Sunday, May 16, 2010

El secreto de sus ojos - Review

One of the many reasons movies from France, Italy, Spain and other parts of the world make it so casually into the 'Best Foreign Film' category of the Academy awards each year is because more often than not, they are based on a novel. It is essential to understand that while an excellent novel is rarely translated into a fitting onscreen equivalent (rare exceptions like 'The Green Mile' and 'Lord of the Rings' notwithstanding) when they do make that critical jump, they become masterpieces. So perhaps it was this fact, that 'El secreto de sus ojos' (meaning – The secret of his eyes : the film from Argentina that won the coveted 'Best Foreign Film' at the recently held Academy Awards) was based on the novel 'La pregunta de sus ojos' that made me want to see it considering every year that award goes to some film and we don't really watch each of them.

And so the story goes like this. A young married woman – Liliana Coloto – has been brutally raped and murdered. Her husband, Ricardo Morales, is shattered. Investigating the case is federal justice agent Benjamin Esposito along with his alcoholic assistant Pablo Sandoval. Despite an amazingly spot on lead, Benjamin struggles to track down the prime suspect – Isodoro Gomez – and bring him to justice. Also affecting Benjamin's case is his hopeless attraction to his newly assigned department chief Irene Menendez-Hastings. As it turns out, despite various valiant efforts – one involving a breathe taking 5 minute single frame shot – Benjamin is not able to redeem Ricardo's loss. Despite capturing Isodoro, the man walks free thanks to some major connections being managed by the heads at the top. Benjamin is left with an incomplete case, an unfinished trial and an unrequited love.

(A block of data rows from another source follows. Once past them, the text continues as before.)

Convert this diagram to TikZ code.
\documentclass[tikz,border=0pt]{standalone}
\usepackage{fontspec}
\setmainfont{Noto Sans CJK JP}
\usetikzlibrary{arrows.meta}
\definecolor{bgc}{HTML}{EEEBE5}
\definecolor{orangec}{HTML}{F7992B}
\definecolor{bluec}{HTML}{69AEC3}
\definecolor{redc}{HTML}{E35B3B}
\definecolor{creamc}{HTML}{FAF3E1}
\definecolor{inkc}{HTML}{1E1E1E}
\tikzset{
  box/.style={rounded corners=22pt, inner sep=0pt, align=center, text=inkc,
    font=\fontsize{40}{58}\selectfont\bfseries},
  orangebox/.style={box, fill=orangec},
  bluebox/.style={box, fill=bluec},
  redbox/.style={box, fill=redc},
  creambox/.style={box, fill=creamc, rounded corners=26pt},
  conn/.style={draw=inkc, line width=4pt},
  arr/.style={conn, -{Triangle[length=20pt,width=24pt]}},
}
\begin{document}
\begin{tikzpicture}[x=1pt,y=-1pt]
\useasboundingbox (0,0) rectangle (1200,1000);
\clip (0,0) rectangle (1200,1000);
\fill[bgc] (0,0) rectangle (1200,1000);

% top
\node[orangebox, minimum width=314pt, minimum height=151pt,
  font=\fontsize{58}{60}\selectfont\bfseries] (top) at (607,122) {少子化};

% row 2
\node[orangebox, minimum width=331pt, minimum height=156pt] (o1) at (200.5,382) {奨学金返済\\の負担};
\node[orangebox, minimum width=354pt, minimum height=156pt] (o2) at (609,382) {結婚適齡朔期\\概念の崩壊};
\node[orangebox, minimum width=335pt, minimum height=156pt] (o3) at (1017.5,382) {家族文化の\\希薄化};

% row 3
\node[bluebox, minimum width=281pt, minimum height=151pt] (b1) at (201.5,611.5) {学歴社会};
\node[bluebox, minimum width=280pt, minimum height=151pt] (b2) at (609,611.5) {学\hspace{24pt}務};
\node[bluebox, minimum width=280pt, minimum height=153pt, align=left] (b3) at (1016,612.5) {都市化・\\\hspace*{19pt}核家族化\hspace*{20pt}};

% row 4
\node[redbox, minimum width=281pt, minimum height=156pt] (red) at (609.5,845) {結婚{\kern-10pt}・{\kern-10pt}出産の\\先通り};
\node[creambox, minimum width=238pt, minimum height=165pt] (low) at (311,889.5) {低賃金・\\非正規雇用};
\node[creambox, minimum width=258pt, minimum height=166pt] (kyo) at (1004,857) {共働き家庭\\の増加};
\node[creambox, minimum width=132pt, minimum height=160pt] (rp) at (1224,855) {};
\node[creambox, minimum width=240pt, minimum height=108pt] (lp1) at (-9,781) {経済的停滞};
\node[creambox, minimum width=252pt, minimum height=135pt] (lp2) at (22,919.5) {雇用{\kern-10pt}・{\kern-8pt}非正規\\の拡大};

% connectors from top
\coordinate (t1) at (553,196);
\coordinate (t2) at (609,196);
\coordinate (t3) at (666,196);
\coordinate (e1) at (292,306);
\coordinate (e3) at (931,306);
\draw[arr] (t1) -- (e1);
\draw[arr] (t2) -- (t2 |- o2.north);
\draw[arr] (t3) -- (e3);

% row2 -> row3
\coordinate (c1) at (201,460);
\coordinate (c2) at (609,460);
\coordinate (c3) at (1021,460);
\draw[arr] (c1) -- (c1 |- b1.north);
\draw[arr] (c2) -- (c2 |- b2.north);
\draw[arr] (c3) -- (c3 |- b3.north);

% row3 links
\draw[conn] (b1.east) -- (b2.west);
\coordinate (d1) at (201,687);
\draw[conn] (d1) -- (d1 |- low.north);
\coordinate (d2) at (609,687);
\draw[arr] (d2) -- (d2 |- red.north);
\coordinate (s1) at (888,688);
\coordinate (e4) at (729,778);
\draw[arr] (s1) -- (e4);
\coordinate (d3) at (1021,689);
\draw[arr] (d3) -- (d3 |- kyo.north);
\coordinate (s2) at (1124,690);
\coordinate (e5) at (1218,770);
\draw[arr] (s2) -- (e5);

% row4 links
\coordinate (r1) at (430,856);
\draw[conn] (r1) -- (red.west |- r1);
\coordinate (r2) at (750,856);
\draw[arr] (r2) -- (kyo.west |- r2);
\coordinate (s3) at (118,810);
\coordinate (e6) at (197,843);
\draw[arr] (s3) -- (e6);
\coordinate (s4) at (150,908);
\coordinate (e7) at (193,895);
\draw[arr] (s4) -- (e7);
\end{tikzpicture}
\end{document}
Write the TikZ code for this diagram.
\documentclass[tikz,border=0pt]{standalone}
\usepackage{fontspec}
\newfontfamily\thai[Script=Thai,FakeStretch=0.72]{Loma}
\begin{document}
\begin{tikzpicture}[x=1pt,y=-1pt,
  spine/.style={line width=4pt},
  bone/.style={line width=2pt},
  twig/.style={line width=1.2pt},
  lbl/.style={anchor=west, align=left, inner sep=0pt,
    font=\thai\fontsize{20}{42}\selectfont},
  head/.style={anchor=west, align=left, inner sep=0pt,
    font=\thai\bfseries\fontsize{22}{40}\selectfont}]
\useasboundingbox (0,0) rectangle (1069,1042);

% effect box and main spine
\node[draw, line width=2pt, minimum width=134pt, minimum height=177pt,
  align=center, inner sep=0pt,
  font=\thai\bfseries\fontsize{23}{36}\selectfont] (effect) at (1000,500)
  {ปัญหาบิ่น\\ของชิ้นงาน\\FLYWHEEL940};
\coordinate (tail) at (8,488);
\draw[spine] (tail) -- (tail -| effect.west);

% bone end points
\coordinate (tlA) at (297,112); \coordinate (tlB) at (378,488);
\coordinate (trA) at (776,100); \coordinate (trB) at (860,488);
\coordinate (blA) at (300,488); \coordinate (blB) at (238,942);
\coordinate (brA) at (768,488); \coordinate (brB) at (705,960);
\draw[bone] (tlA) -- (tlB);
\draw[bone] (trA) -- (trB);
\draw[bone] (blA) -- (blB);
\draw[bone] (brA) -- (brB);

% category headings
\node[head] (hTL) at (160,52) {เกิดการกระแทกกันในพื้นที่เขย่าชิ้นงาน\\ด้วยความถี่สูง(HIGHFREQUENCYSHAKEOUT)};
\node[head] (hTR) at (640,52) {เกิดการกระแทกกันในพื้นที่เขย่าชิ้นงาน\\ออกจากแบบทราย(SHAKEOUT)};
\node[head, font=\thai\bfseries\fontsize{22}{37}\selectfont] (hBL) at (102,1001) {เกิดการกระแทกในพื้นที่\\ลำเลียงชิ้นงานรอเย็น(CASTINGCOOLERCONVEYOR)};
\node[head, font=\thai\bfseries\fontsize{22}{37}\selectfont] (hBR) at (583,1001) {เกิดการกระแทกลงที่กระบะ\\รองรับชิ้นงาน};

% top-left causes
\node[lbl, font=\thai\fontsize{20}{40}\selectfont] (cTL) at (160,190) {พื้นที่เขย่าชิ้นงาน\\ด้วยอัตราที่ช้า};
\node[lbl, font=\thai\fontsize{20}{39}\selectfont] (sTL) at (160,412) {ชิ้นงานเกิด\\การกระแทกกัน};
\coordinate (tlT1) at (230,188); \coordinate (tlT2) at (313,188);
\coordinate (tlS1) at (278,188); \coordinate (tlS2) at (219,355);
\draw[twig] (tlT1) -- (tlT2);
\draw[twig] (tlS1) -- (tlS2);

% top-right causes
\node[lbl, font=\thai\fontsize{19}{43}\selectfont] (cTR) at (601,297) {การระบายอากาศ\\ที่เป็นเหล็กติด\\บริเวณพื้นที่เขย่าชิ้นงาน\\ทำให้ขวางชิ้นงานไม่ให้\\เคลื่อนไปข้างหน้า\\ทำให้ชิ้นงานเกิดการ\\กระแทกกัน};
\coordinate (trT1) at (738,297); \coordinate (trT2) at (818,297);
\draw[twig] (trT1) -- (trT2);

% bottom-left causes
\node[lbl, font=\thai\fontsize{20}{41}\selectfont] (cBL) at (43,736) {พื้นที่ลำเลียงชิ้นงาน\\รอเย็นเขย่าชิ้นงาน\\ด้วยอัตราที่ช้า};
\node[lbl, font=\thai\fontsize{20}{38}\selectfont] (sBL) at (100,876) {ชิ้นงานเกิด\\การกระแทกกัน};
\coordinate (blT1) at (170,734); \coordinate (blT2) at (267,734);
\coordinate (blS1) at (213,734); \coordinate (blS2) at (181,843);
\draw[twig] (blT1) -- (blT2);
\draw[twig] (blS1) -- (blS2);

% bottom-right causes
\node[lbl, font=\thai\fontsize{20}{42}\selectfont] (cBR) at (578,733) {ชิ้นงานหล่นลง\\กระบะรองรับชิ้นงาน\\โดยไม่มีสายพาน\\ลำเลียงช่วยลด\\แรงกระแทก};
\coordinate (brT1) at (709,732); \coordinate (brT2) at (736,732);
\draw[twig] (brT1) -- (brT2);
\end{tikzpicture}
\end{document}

Years fly by. Benjamin, now retired, is conjuring up the words to write a novel based on this incomplete and rather disturbing case. Try as hard as he may, he is not able to put past the broken face of Ricardo and the tragic end of Pablo. In sheer desperation, he meets up with Irene again and without a care about the historical accuracy of the events, he begins to recollect the facts so that he can put his novel together and bring some sort of closure to the one case that has haunted him for so many years. It is during this journey, that something his late friend Pablo had once said sitting in a dimly lit bar comes back to him. About how a man can give up anything, can change and redesign any abstraction in his life, but if there is one thing he cannot erase – it is his passion. Either for a game, a person, an art form or – as Benjamin realizes shockingly – a memory.

'El secreto de sus ojos' isn't a thriller that takes us into a world of crime and investigation the way shows like CSI do. In fact I found it to be more a love story in its nucleus than anything else. It is in Benjamin's passionate love for Irene, that he is able to comprehend why Isodoro did what he did. It is in the same passionate vein of truth that Benjamin learns (in the most brilliant climactic sequences I have seen in a while) what Ricardo chooses to do what he does. Passion – the real ingredient in any good dish.

Needless to say I have not read the source for this movie 'La pregunta de sus ojos' but if I ever get a translated version of it, which I am quite sure might not have the same essence of magic to it, I certainly intend to dive in. 'El secreto de sus ojos' is a brilliant movie with a timeless message about a man's passion and the lengths to which he will go to keep it alive.